#### RECORDED INFORMATION ####

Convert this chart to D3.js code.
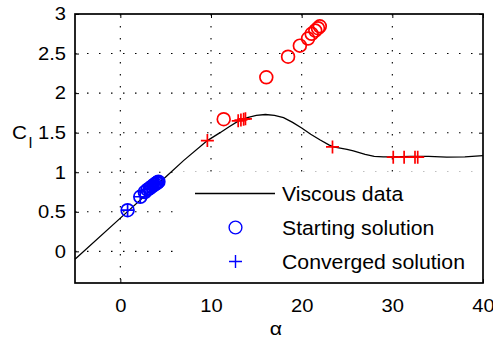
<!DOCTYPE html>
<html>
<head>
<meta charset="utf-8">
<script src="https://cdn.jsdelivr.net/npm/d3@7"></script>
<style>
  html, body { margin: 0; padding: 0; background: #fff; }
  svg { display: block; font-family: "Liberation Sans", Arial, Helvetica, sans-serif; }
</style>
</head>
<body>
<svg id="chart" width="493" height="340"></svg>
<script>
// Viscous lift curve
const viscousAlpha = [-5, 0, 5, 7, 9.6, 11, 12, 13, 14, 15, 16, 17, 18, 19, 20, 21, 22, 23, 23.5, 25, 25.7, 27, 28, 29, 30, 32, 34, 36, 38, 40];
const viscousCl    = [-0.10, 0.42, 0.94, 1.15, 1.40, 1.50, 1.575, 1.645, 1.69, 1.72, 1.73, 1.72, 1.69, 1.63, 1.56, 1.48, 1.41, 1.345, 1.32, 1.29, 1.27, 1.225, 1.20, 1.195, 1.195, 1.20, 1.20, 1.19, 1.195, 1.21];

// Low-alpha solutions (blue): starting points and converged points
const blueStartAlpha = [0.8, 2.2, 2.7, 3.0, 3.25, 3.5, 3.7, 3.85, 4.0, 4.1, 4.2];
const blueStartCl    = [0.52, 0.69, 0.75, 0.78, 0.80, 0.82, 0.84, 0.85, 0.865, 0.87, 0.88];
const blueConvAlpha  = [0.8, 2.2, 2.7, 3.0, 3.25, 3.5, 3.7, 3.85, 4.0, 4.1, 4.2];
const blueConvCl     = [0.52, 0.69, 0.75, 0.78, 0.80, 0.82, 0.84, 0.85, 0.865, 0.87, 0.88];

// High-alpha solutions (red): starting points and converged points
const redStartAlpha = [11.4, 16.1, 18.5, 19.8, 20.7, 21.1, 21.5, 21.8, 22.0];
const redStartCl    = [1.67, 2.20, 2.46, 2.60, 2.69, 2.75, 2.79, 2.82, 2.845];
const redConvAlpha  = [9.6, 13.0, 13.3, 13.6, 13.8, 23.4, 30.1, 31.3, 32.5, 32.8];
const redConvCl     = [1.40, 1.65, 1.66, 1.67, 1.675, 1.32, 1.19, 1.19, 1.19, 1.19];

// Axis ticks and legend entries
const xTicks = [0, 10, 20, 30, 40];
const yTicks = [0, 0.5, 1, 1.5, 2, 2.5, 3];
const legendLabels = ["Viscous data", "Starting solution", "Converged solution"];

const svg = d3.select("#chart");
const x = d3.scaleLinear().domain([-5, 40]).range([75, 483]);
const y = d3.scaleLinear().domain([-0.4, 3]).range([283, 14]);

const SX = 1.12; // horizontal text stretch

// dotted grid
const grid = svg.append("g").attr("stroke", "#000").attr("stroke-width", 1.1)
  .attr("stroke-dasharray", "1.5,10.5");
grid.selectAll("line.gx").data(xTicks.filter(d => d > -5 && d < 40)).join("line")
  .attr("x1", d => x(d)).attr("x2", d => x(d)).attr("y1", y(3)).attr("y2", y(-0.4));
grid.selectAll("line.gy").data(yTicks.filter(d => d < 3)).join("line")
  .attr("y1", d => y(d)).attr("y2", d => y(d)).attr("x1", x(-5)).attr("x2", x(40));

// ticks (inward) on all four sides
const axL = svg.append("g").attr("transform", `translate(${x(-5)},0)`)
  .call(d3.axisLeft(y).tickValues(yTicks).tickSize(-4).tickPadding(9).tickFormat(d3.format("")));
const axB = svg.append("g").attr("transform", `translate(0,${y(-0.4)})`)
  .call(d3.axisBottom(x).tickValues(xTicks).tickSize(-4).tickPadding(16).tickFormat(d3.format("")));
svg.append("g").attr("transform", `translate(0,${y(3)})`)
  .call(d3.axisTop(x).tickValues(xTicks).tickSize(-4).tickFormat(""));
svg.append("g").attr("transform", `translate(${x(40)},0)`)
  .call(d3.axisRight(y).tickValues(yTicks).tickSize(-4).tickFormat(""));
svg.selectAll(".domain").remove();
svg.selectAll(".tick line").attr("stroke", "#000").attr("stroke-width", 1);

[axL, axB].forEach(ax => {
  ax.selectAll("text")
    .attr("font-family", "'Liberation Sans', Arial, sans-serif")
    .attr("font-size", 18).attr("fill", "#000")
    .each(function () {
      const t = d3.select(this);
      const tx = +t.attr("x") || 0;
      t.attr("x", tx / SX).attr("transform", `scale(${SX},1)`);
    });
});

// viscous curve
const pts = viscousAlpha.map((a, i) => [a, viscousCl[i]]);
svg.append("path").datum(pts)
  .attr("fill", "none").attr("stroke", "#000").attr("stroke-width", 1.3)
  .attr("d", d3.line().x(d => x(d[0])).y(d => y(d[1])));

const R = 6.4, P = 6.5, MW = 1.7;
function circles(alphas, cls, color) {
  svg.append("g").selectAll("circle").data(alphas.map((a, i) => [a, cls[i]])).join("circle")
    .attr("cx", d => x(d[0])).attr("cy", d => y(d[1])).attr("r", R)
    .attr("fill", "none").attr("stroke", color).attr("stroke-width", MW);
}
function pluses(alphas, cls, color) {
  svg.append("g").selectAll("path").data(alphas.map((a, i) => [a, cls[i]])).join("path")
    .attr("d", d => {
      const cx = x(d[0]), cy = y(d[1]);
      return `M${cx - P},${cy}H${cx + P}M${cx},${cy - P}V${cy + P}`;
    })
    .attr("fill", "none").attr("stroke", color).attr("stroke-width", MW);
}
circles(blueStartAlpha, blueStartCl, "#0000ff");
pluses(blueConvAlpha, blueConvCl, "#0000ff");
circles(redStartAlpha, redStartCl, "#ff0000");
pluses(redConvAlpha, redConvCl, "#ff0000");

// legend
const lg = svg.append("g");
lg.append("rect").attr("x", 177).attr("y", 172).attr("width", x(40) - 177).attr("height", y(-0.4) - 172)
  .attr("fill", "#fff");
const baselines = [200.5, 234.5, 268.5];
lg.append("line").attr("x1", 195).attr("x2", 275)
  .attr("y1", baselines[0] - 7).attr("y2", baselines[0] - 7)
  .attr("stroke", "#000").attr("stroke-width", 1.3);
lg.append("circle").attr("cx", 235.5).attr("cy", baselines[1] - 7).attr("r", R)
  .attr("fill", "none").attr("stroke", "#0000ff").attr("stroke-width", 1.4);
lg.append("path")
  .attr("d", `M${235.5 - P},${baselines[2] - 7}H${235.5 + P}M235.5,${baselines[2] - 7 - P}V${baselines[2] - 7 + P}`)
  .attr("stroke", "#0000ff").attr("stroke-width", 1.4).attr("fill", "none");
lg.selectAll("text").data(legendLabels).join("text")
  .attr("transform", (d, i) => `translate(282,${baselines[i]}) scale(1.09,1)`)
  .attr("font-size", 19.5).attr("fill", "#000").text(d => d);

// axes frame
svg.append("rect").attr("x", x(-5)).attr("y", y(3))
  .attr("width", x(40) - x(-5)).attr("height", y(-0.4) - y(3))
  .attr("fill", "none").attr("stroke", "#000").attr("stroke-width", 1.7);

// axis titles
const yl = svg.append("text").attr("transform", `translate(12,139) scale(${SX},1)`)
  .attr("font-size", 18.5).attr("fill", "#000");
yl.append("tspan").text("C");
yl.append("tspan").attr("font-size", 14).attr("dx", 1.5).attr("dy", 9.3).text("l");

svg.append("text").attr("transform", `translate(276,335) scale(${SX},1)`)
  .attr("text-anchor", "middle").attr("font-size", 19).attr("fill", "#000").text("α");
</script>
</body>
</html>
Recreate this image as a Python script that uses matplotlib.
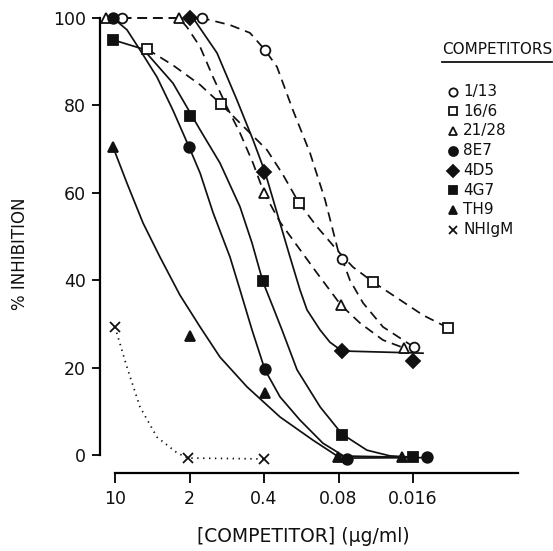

####

Reproduce every entry exactly, but omit each picture.

Convert this chart to D3.js code.
<!DOCTYPE html>
<html>
<head>
<meta charset="utf-8">
<script src="https://cdn.jsdelivr.net/npm/d3@7"></script>
<style>
  html, body { margin: 0; padding: 0; background: #fff; }
  svg { display: block; font-family: "Liberation Sans", Arial, Helvetica, sans-serif; }
</style>
</head>
<body>
<svg id="chart" width="493" height="340"></svg>
<script>
// Viscous lift curve
const viscousAlpha = [-5, 0, 5, 7, 9.6, 11, 12, 13, 14, 15, 16, 17, 18, 19, 20, 21, 22, 23, 23.5, 25, 25.7, 27, 28, 29, 30, 32, 34, 36, 38, 40];
const viscousCl    = [-0.10, 0.42, 0.94, 1.15, 1.40, 1.50, 1.575, 1.645, 1.69, 1.72, 1.73, 1.72, 1.69, 1.63, 1.56, 1.48, 1.41, 1.345, 1.32, 1.29, 1.27, 1.225, 1.20, 1.195, 1.195, 1.20, 1.20, 1.19, 1.195, 1.21];

// Low-alpha solutions (blue): starting points and converged points
const blueStartAlpha = [0.8, 2.2, 2.7, 3.0, 3.25, 3.5, 3.7, 3.85, 4.0, 4.1, 4.2];
const blueStartCl    = [0.52, 0.69, 0.75, 0.78, 0.80, 0.82, 0.84, 0.85, 0.865, 0.87, 0.88];
const blueConvAlpha  = [0.8, 2.2, 2.7, 3.0, 3.25, 3.5, 3.7, 3.85, 4.0, 4.1, 4.2];
const blueConvCl     = [0.52, 0.69, 0.75, 0.78, 0.80, 0.82, 0.84, 0.85, 0.865, 0.87, 0.88];

// High-alpha solutions (red): starting points and converged points
const redStartAlpha = [11.4, 16.1, 18.5, 19.8, 20.7, 21.1, 21.5, 21.8, 22.0];
const redStartCl    = [1.67, 2.20, 2.46, 2.60, 2.69, 2.75, 2.79, 2.82, 2.845];
const redConvAlpha  = [9.6, 13.0, 13.3, 13.6, 13.8, 23.4, 30.1, 31.3, 32.5, 32.8];
const redConvCl     = [1.40, 1.65, 1.66, 1.67, 1.675, 1.32, 1.19, 1.19, 1.19, 1.19];

// Axis ticks and legend entries
const xTicks = [0, 10, 20, 30, 40];
const yTicks = [0, 0.5, 1, 1.5, 2, 2.5, 3];
const legendLabels = ["Viscous data", "Starting solution", "Converged solution"];

const svg = d3.select("#chart");
const x = d3.scaleLinear().domain([-5, 40]).range([75, 483]);
const y = d3.scaleLinear().domain([-0.4, 3]).range([283, 14]);

const SX = 1.12; // horizontal text stretch

// dotted grid
const grid = svg.append("g").attr("stroke", "#000").attr("stroke-width", 1.1)
  .attr("stroke-dasharray", "1.5,10.5");
grid.selectAll("line.gx").data(xTicks.filter(d => d > -5 && d < 40)).join("line")
  .attr("x1", d => x(d)).attr("x2", d => x(d)).attr("y1", y(3)).attr("y2", y(-0.4));
grid.selectAll("line.gy").data(yTicks.filter(d => d < 3)).join("line")
  .attr("y1", d => y(d)).attr("y2", d => y(d)).attr("x1", x(-5)).attr("x2", x(40));

// ticks (inward) on all four sides
const axL = svg.append("g").attr("transform", `translate(${x(-5)},0)`)
  .call(d3.axisLeft(y).tickValues(yTicks).tickSize(-4).tickPadding(9).tickFormat(d3.format("")));
const axB = svg.append("g").attr("transform", `translate(0,${y(-0.4)})`)
  .call(d3.axisBottom(x).tickValues(xTicks).tickSize(-4).tickPadding(16).tickFormat(d3.format("")));
svg.append("g").attr("transform", `translate(0,${y(3)})`)
  .call(d3.axisTop(x).tickValues(xTicks).tickSize(-4).tickFormat(""));
svg.append("g").attr("transform", `translate(${x(40)},0)`)
  .call(d3.axisRight(y).tickValues(yTicks).tickSize(-4).tickFormat(""));
svg.selectAll(".domain").remove();
svg.selectAll(".tick line").attr("stroke", "#000").attr("stroke-width", 1);

[axL, axB].forEach(ax => {
  ax.selectAll("text")
    .attr("font-family", "'Liberation Sans', Arial, sans-serif")
    .attr("font-size", 18).attr("fill", "#000")
    .each(function () {
      const t = d3.select(this);
      const tx = +t.attr("x") || 0;
      t.attr("x", tx / SX).attr("transform", `scale(${SX},1)`);
    });
});

// viscous curve
const pts = viscousAlpha.map((a, i) => [a, viscousCl[i]]);
svg.append("path").datum(pts)
  .attr("fill", "none").attr("stroke", "#000").attr("stroke-width", 1.3)
  .attr("d", d3.line().x(d => x(d[0])).y(d => y(d[1])));

const R = 6.4, P = 6.5, MW = 1.7;
function circles(alphas, cls, color) {
  svg.append("g").selectAll("circle").data(alphas.map((a, i) => [a, cls[i]])).join("circle")
    .attr("cx", d => x(d[0])).attr("cy", d => y(d[1])).attr("r", R)
    .attr("fill", "none").attr("stroke", color).attr("stroke-width", MW);
}
function pluses(alphas, cls, color) {
  svg.append("g").selectAll("path").data(alphas.map((a, i) => [a, cls[i]])).join("path")
    .attr("d", d => {
      const cx = x(d[0]), cy = y(d[1]);
      return `M${cx - P},${cy}H${cx + P}M${cx},${cy - P}V${cy + P}`;
    })
    .attr("fill", "none").attr("stroke", color).attr("stroke-width", MW);
}
circles(blueStartAlpha, blueStartCl, "#0000ff");
pluses(blueConvAlpha, blueConvCl, "#0000ff");
circles(redStartAlpha, redStartCl, "#ff0000");
pluses(redConvAlpha, redConvCl, "#ff0000");

// legend
const lg = svg.append("g");
lg.append("rect").attr("x", 177).attr("y", 172).attr("width", x(40) - 177).attr("height", y(-0.4) - 172)
  .attr("fill", "#fff");
const baselines = [200.5, 234.5, 268.5];
lg.append("line").attr("x1", 195).attr("x2", 275)
  .attr("y1", baselines[0] - 7).attr("y2", baselines[0] - 7)
  .attr("stroke", "#000").attr("stroke-width", 1.3);
lg.append("circle").attr("cx", 235.5).attr("cy", baselines[1] - 7).attr("r", R)
  .attr("fill", "none").attr("stroke", "#0000ff").attr("stroke-width", 1.4);
lg.append("path")
  .attr("d", `M${235.5 - P},${baselines[2] - 7}H${235.5 + P}M235.5,${baselines[2] - 7 - P}V${baselines[2] - 7 + P}`)
  .attr("stroke", "#0000ff").attr("stroke-width", 1.4).attr("fill", "none");
lg.selectAll("text").data(legendLabels).join("text")
  .attr("transform", (d, i) => `translate(282,${baselines[i]}) scale(1.09,1)`)
  .attr("font-size", 19.5).attr("fill", "#000").text(d => d);

// axes frame
svg.append("rect").attr("x", x(-5)).attr("y", y(3))
  .attr("width", x(40) - x(-5)).attr("height", y(-0.4) - y(3))
  .attr("fill", "none").attr("stroke", "#000").attr("stroke-width", 1.7);

// axis titles
const yl = svg.append("text").attr("transform", `translate(12,139) scale(${SX},1)`)
  .attr("font-size", 18.5).attr("fill", "#000");
yl.append("tspan").text("C");
yl.append("tspan").attr("font-size", 14).attr("dx", 1.5).attr("dy", 9.3).text("l");

svg.append("text").attr("transform", `translate(276,335) scale(${SX},1)`)
  .attr("text-anchor", "middle").attr("font-size", 19).attr("fill", "#000").text("α");
</script>
</body>
</html>
Recreate this image as a Python script that uses matplotlib.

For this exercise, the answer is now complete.